As an example, I will use the $2\times 3$ table from Fisher's exact test in 3x2 contingency table below:

 mydat
  a  b c
A 2 12 1
B 5  3 1

We must calculate (really estimate) the marginal probabilities from this table, and then use this to estimate the probabilities of the table, under independence. Then we use this in multinomial sampling, with the same sample size.

One problem which shows, is that some (in this example more than 10%) of the simulated tables have some zero margins. That makes for a problem in calculating chi-square, since it means that we are dividing by zero. My R functions return then NaN (Not a Number). For the illustrations below, I have decided to simply remove this values, although that is certainly debatable.
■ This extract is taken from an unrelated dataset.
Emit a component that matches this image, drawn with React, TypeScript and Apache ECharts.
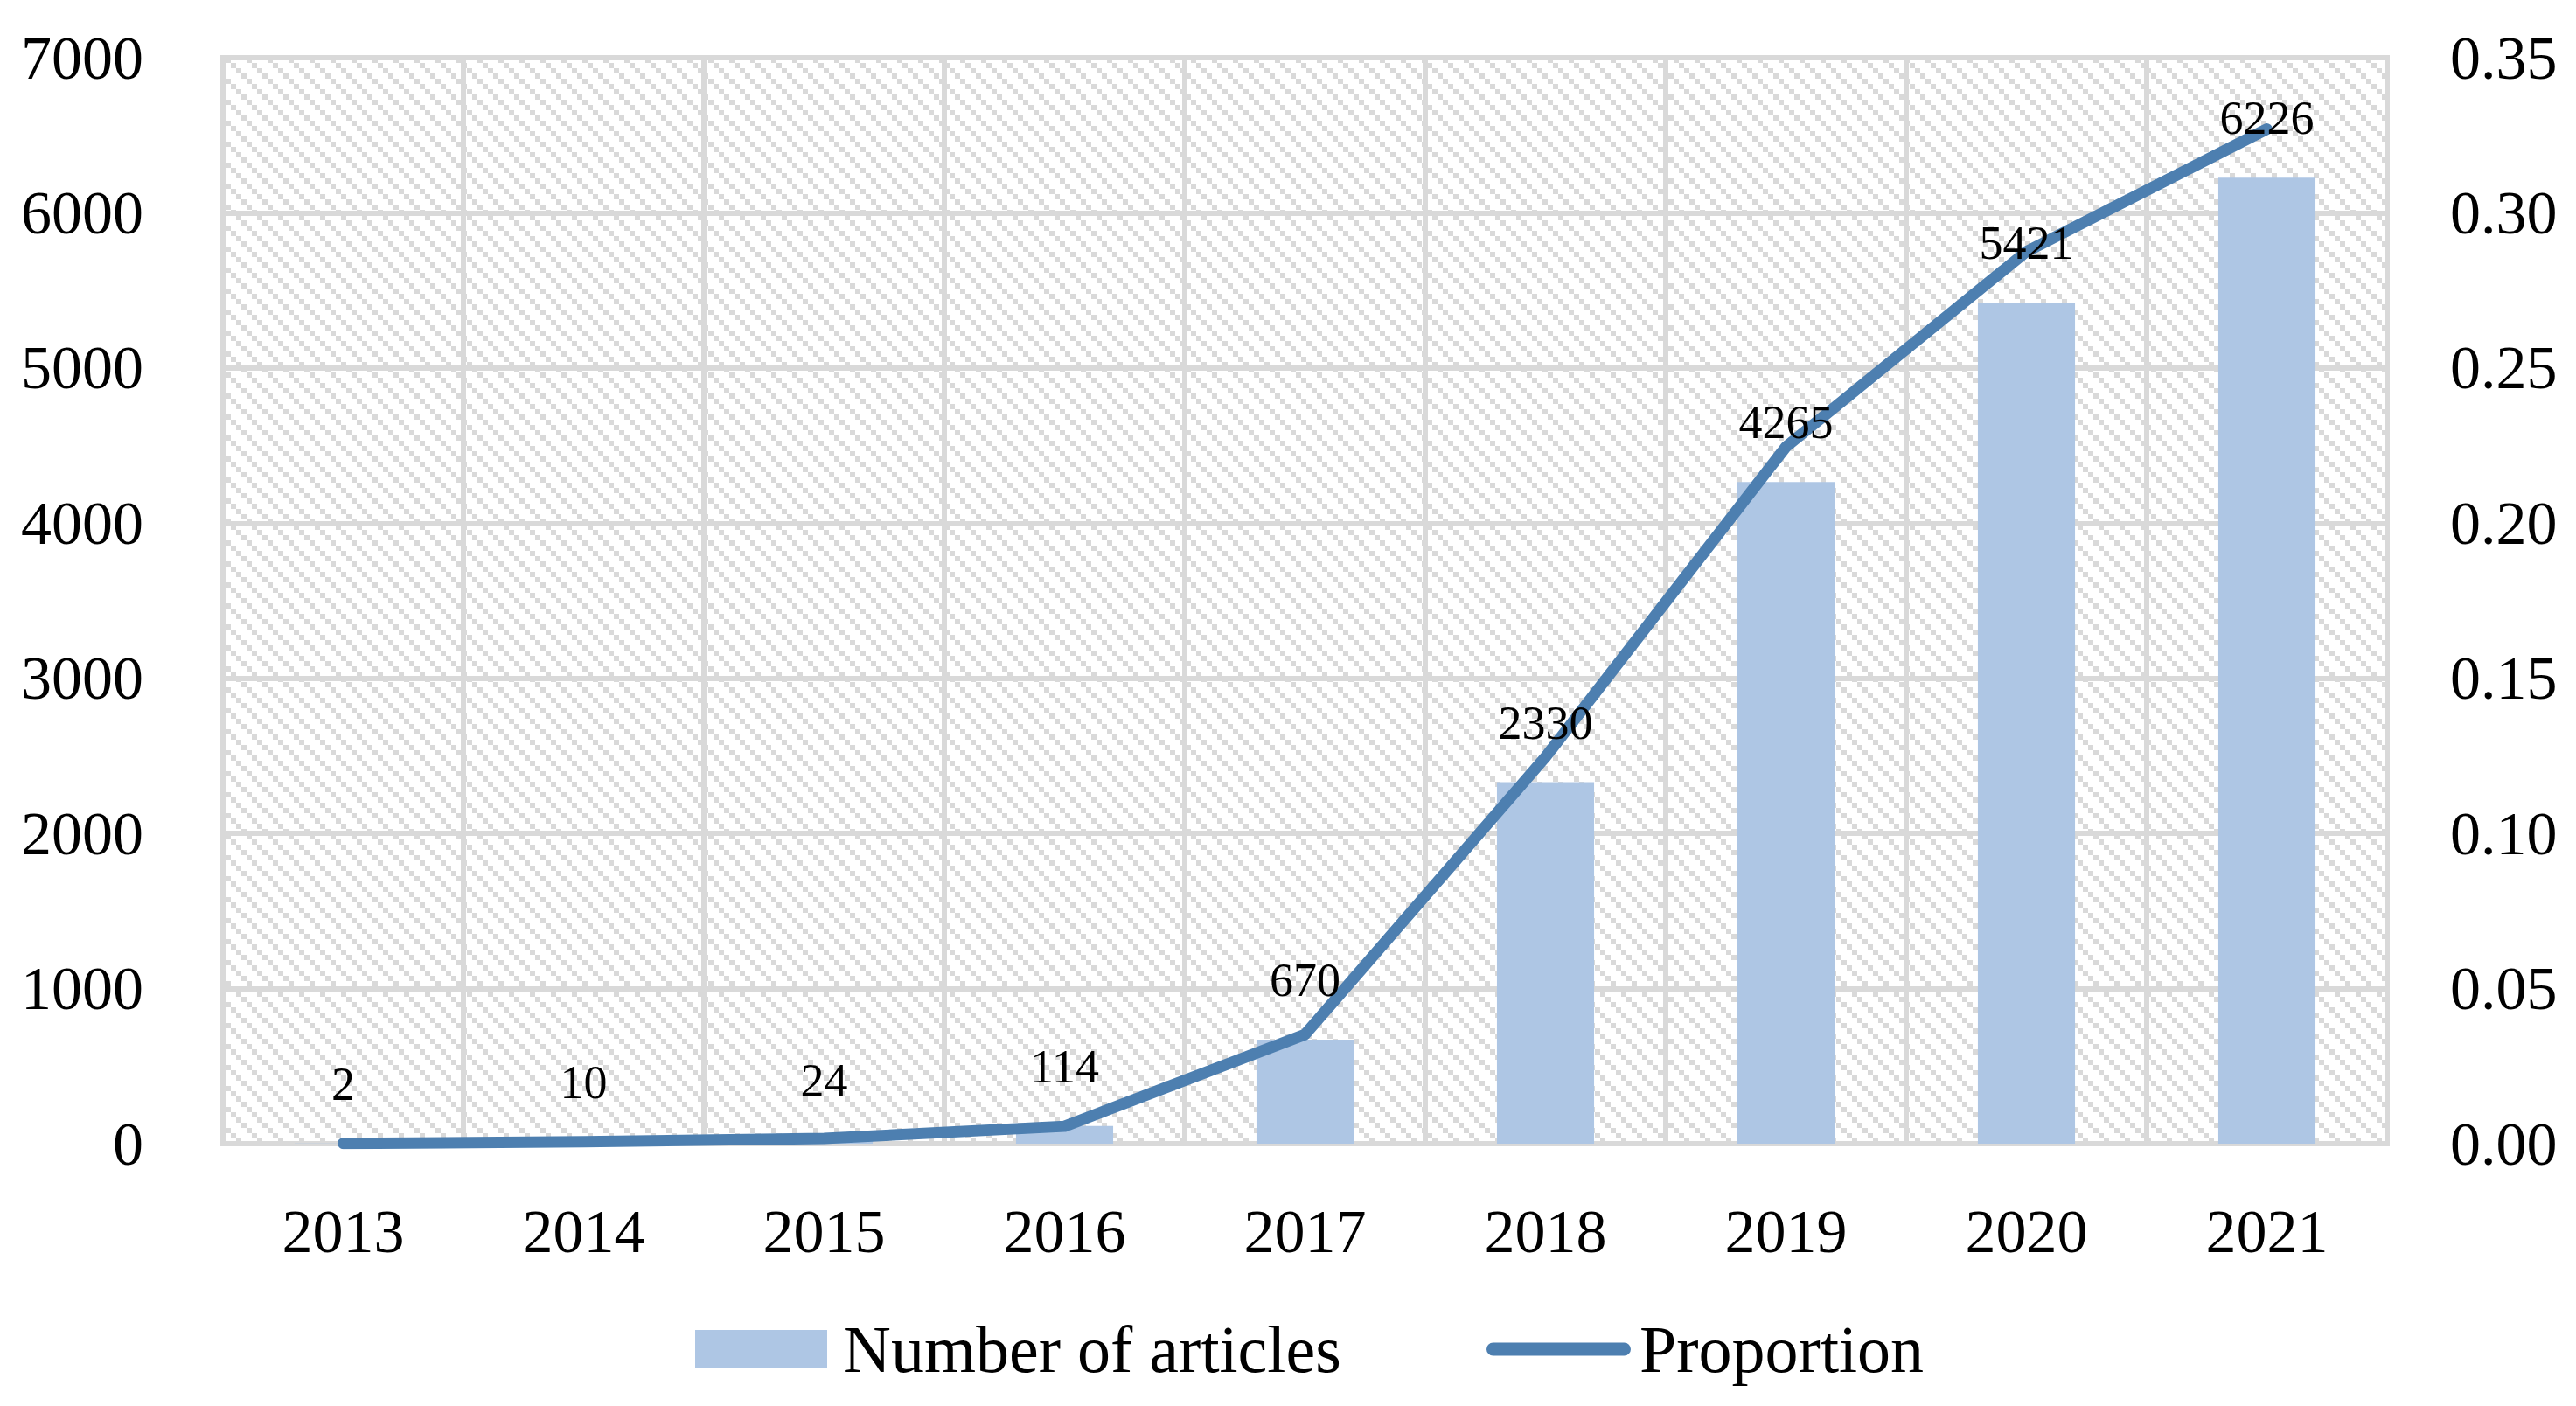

I get the following simulated null distribution:

Simulated null distribution of chi-square

overlaid in red is the density of the usual approximate chi-square distribution with two degrees of freedom.

We can use this to calculate a simulated p-value, which turns out as 0.0523 as compared to the usual p-value, as returned by R's chisq.test, which is 0.06293. The simulation option of that function gives a p-value of 0.04927.

But, the problem of what to do in the case of simulated tables with null margins is interesting. It shows that simulating the null distribution of the chi-squared test statistic, unconditionally, is not unproblematic. The results above is not really unconditional, they are conditional on no null margins. Using the Fisher exact test, pragmatically avoids the issue!